# Exercise requirements:
Transcribe every line exactly. Leave the pictures behind.
--- begin Supplied data ---
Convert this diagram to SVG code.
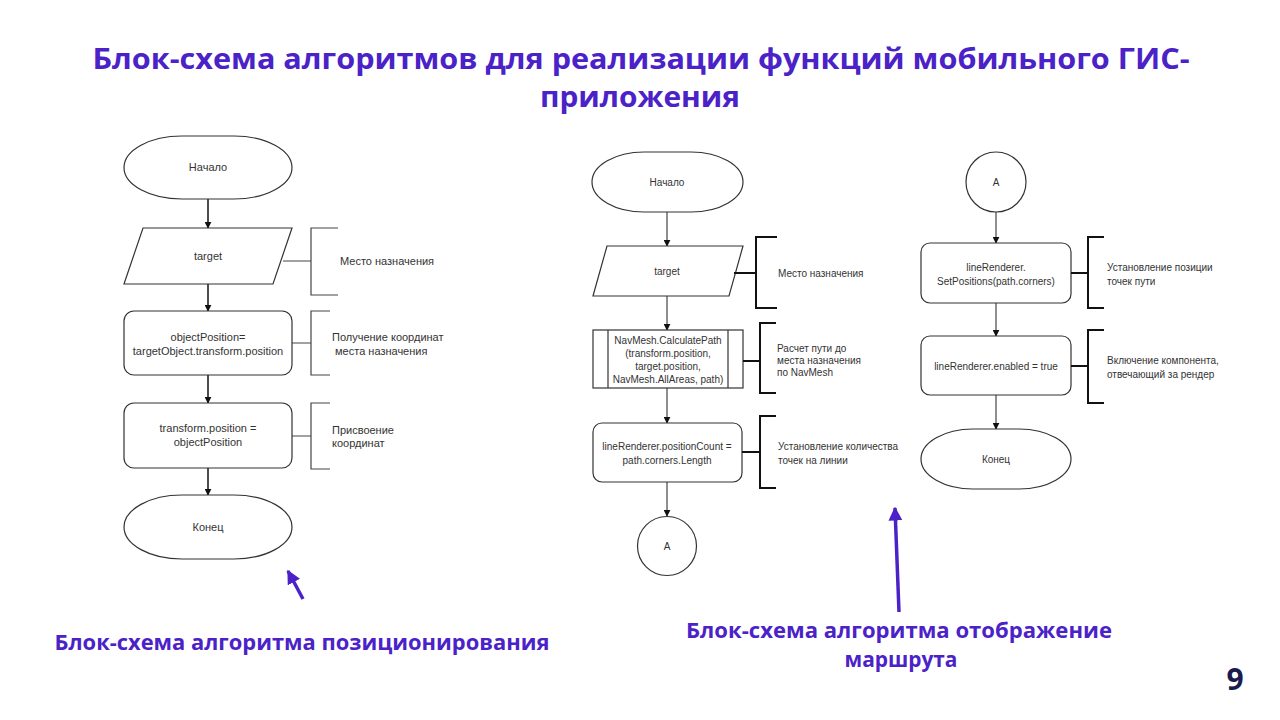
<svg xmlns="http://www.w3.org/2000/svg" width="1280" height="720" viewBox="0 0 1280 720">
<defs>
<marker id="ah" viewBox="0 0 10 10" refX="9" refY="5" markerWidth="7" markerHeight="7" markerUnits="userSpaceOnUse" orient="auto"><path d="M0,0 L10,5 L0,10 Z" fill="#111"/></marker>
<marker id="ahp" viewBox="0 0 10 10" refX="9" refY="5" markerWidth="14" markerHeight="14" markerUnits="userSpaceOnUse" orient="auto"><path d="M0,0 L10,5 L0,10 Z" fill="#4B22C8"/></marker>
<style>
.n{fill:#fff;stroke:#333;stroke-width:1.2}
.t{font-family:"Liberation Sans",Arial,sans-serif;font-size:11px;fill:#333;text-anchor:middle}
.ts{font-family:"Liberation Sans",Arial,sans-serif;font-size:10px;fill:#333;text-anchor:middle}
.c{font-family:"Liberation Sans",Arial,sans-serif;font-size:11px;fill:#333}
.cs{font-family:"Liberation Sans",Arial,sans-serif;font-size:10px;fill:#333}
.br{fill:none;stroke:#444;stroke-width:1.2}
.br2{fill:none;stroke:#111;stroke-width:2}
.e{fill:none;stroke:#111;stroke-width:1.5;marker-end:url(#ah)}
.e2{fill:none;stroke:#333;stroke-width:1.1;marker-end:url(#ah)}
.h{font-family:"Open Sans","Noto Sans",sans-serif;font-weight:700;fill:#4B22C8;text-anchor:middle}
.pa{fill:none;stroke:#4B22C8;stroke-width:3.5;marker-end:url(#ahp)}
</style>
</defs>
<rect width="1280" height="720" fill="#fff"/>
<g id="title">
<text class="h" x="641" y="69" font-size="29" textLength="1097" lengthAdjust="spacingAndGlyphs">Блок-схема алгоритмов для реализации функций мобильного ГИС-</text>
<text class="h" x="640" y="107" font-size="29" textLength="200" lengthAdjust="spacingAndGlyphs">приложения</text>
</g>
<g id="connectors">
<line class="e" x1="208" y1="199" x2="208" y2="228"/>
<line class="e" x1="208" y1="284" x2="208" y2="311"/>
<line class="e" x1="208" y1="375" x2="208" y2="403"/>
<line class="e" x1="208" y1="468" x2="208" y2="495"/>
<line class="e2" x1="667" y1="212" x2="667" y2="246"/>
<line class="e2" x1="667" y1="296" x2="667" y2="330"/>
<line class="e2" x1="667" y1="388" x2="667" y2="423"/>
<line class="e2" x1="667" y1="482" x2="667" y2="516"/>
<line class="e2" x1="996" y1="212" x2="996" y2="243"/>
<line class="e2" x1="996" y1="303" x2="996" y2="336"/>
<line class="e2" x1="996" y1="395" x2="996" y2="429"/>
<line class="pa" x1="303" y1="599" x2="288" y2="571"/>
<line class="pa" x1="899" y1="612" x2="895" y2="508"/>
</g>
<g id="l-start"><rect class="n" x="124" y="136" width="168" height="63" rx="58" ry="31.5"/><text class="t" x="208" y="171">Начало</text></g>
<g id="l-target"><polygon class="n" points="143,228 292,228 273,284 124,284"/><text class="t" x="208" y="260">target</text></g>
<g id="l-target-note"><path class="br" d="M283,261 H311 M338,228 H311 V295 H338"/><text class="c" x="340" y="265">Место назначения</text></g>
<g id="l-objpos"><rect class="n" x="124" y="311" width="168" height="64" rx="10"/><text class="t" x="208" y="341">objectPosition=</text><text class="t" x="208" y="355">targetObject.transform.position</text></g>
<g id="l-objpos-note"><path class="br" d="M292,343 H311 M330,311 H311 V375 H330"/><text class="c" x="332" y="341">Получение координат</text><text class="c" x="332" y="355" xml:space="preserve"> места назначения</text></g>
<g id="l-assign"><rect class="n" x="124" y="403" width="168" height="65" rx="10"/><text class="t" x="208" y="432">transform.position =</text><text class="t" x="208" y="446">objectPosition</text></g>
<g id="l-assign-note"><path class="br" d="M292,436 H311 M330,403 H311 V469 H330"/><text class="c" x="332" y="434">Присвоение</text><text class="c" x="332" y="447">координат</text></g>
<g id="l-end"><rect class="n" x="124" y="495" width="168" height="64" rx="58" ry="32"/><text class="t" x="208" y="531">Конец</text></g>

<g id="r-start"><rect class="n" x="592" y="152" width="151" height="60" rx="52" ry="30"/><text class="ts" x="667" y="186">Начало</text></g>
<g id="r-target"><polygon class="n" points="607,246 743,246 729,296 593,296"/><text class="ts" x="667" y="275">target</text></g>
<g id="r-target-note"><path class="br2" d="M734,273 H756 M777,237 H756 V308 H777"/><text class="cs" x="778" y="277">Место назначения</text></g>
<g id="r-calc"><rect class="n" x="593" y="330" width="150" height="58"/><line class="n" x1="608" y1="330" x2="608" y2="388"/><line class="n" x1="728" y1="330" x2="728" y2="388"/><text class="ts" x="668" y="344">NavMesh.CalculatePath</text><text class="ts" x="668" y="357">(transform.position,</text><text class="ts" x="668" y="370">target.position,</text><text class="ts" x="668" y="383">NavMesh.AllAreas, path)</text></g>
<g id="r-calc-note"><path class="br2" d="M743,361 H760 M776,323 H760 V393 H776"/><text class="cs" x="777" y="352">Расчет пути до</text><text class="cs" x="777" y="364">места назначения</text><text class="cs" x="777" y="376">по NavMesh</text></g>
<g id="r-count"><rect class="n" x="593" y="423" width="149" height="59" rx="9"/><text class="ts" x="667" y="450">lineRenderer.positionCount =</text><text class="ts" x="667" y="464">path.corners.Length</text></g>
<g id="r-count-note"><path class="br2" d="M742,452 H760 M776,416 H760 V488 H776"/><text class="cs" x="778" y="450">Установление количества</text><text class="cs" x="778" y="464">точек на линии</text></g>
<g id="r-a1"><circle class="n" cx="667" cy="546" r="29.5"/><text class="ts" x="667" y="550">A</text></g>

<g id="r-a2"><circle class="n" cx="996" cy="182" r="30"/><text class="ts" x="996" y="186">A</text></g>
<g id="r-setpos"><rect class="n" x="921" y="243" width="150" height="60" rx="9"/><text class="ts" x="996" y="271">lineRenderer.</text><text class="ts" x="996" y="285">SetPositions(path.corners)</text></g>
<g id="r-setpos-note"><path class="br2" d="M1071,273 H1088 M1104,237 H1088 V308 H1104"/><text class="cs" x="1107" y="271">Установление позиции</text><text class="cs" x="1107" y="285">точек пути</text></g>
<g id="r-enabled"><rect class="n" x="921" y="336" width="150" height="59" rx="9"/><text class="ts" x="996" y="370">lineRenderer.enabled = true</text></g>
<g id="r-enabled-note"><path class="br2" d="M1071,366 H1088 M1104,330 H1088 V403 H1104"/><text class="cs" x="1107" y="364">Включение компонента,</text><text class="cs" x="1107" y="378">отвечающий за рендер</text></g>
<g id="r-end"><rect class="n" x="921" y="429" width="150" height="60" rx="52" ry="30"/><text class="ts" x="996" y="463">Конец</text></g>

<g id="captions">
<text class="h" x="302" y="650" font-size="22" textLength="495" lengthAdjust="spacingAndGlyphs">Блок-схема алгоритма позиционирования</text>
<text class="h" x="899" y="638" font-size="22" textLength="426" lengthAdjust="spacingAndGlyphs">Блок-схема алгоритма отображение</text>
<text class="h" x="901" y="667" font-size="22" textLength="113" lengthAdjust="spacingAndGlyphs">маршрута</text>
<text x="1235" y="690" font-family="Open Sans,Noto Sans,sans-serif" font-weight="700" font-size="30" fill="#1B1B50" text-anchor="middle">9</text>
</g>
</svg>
--- end Supplied data ---
# Correct response:
Convert this diagram to SVG code.
<svg xmlns="http://www.w3.org/2000/svg" width="1280" height="720" viewBox="0 0 1280 720">
<defs>
<marker id="ah" viewBox="0 0 10 10" refX="9" refY="5" markerWidth="7" markerHeight="7" markerUnits="userSpaceOnUse" orient="auto"><path d="M0,0 L10,5 L0,10 Z" fill="#111"/></marker>
<marker id="ahp" viewBox="0 0 10 10" refX="9" refY="5" markerWidth="14" markerHeight="14" markerUnits="userSpaceOnUse" orient="auto"><path d="M0,0 L10,5 L0,10 Z" fill="#4B22C8"/></marker>
<style>
.n{fill:#fff;stroke:#333;stroke-width:1.2}
.t{font-family:"Liberation Sans",Arial,sans-serif;font-size:11px;fill:#333;text-anchor:middle}
.ts{font-family:"Liberation Sans",Arial,sans-serif;font-size:10px;fill:#333;text-anchor:middle}
.c{font-family:"Liberation Sans",Arial,sans-serif;font-size:11px;fill:#333}
.cs{font-family:"Liberation Sans",Arial,sans-serif;font-size:10px;fill:#333}
.br{fill:none;stroke:#444;stroke-width:1.2}
.br2{fill:none;stroke:#111;stroke-width:2}
.e{fill:none;stroke:#111;stroke-width:1.5;marker-end:url(#ah)}
.e2{fill:none;stroke:#333;stroke-width:1.1;marker-end:url(#ah)}
.h{font-family:"Open Sans","Noto Sans",sans-serif;font-weight:700;fill:#4B22C8;text-anchor:middle}
.pa{fill:none;stroke:#4B22C8;stroke-width:3.5;marker-end:url(#ahp)}
</style>
</defs>
<rect width="1280" height="720" fill="#fff"/>
<g id="title">
<text class="h" x="641" y="69" font-size="29" textLength="1097" lengthAdjust="spacingAndGlyphs">Блок-схема алгоритмов для реализации функций мобильного ГИС-</text>
<text class="h" x="640" y="107" font-size="29" textLength="200" lengthAdjust="spacingAndGlyphs">приложения</text>
</g>
<g id="connectors">
<line class="e" x1="208" y1="199" x2="208" y2="228"/>
<line class="e" x1="208" y1="284" x2="208" y2="311"/>
<line class="e" x1="208" y1="375" x2="208" y2="403"/>
<line class="e" x1="208" y1="468" x2="208" y2="495"/>
<line class="e2" x1="667" y1="212" x2="667" y2="246"/>
<line class="e2" x1="667" y1="296" x2="667" y2="330"/>
<line class="e2" x1="667" y1="388" x2="667" y2="423"/>
<line class="e2" x1="667" y1="482" x2="667" y2="516"/>
<line class="e2" x1="996" y1="212" x2="996" y2="243"/>
<line class="e2" x1="996" y1="303" x2="996" y2="336"/>
<line class="e2" x1="996" y1="395" x2="996" y2="429"/>
<line class="pa" x1="303" y1="599" x2="288" y2="571"/>
<line class="pa" x1="899" y1="612" x2="895" y2="508"/>
</g>
<g id="l-start"><rect class="n" x="124" y="136" width="168" height="63" rx="58" ry="31.5"/><text class="t" x="208" y="171">Начало</text></g>
<g id="l-target"><polygon class="n" points="143,228 292,228 273,284 124,284"/><text class="t" x="208" y="260">target</text></g>
<g id="l-target-note"><path class="br" d="M283,261 H311 M338,228 H311 V295 H338"/><text class="c" x="340" y="265">Место назначения</text></g>
<g id="l-objpos"><rect class="n" x="124" y="311" width="168" height="64" rx="10"/><text class="t" x="208" y="341">objectPosition=</text><text class="t" x="208" y="355">targetObject.transform.position</text></g>
<g id="l-objpos-note"><path class="br" d="M292,343 H311 M330,311 H311 V375 H330"/><text class="c" x="332" y="341">Получение координат</text><text class="c" x="332" y="355" xml:space="preserve"> места назначения</text></g>
<g id="l-assign"><rect class="n" x="124" y="403" width="168" height="65" rx="10"/><text class="t" x="208" y="432">transform.position =</text><text class="t" x="208" y="446">objectPosition</text></g>
<g id="l-assign-note"><path class="br" d="M292,436 H311 M330,403 H311 V469 H330"/><text class="c" x="332" y="434">Присвоение</text><text class="c" x="332" y="447">координат</text></g>
<g id="l-end"><rect class="n" x="124" y="495" width="168" height="64" rx="58" ry="32"/><text class="t" x="208" y="531">Конец</text></g>

<g id="r-start"><rect class="n" x="592" y="152" width="151" height="60" rx="52" ry="30"/><text class="ts" x="667" y="186">Начало</text></g>
<g id="r-target"><polygon class="n" points="607,246 743,246 729,296 593,296"/><text class="ts" x="667" y="275">target</text></g>
<g id="r-target-note"><path class="br2" d="M734,273 H756 M777,237 H756 V308 H777"/><text class="cs" x="778" y="277">Место назначения</text></g>
<g id="r-calc"><rect class="n" x="593" y="330" width="150" height="58"/><line class="n" x1="608" y1="330" x2="608" y2="388"/><line class="n" x1="728" y1="330" x2="728" y2="388"/><text class="ts" x="668" y="344">NavMesh.CalculatePath</text><text class="ts" x="668" y="357">(transform.position,</text><text class="ts" x="668" y="370">target.position,</text><text class="ts" x="668" y="383">NavMesh.AllAreas, path)</text></g>
<g id="r-calc-note"><path class="br2" d="M743,361 H760 M776,323 H760 V393 H776"/><text class="cs" x="777" y="352">Расчет пути до</text><text class="cs" x="777" y="364">места назначения</text><text class="cs" x="777" y="376">по NavMesh</text></g>
<g id="r-count"><rect class="n" x="593" y="423" width="149" height="59" rx="9"/><text class="ts" x="667" y="450">lineRenderer.positionCount =</text><text class="ts" x="667" y="464">path.corners.Length</text></g>
<g id="r-count-note"><path class="br2" d="M742,452 H760 M776,416 H760 V488 H776"/><text class="cs" x="778" y="450">Установление количества</text><text class="cs" x="778" y="464">точек на линии</text></g>
<g id="r-a1"><circle class="n" cx="667" cy="546" r="29.5"/><text class="ts" x="667" y="550">A</text></g>

<g id="r-a2"><circle class="n" cx="996" cy="182" r="30"/><text class="ts" x="996" y="186">A</text></g>
<g id="r-setpos"><rect class="n" x="921" y="243" width="150" height="60" rx="9"/><text class="ts" x="996" y="271">lineRenderer.</text><text class="ts" x="996" y="285">SetPositions(path.corners)</text></g>
<g id="r-setpos-note"><path class="br2" d="M1071,273 H1088 M1104,237 H1088 V308 H1104"/><text class="cs" x="1107" y="271">Установление позиции</text><text class="cs" x="1107" y="285">точек пути</text></g>
<g id="r-enabled"><rect class="n" x="921" y="336" width="150" height="59" rx="9"/><text class="ts" x="996" y="370">lineRenderer.enabled = true</text></g>
<g id="r-enabled-note"><path class="br2" d="M1071,366 H1088 M1104,330 H1088 V403 H1104"/><text class="cs" x="1107" y="364">Включение компонента,</text><text class="cs" x="1107" y="378">отвечающий за рендер</text></g>
<g id="r-end"><rect class="n" x="921" y="429" width="150" height="60" rx="52" ry="30"/><text class="ts" x="996" y="463">Конец</text></g>

<g id="captions">
<text class="h" x="302" y="650" font-size="22" textLength="495" lengthAdjust="spacingAndGlyphs">Блок-схема алгоритма позиционирования</text>
<text class="h" x="899" y="638" font-size="22" textLength="426" lengthAdjust="spacingAndGlyphs">Блок-схема алгоритма отображение</text>
<text class="h" x="901" y="667" font-size="22" textLength="113" lengthAdjust="spacingAndGlyphs">маршрута</text>
<text x="1235" y="690" font-family="Open Sans,Noto Sans,sans-serif" font-weight="700" font-size="30" fill="#1B1B50" text-anchor="middle">9</text>
</g>
</svg>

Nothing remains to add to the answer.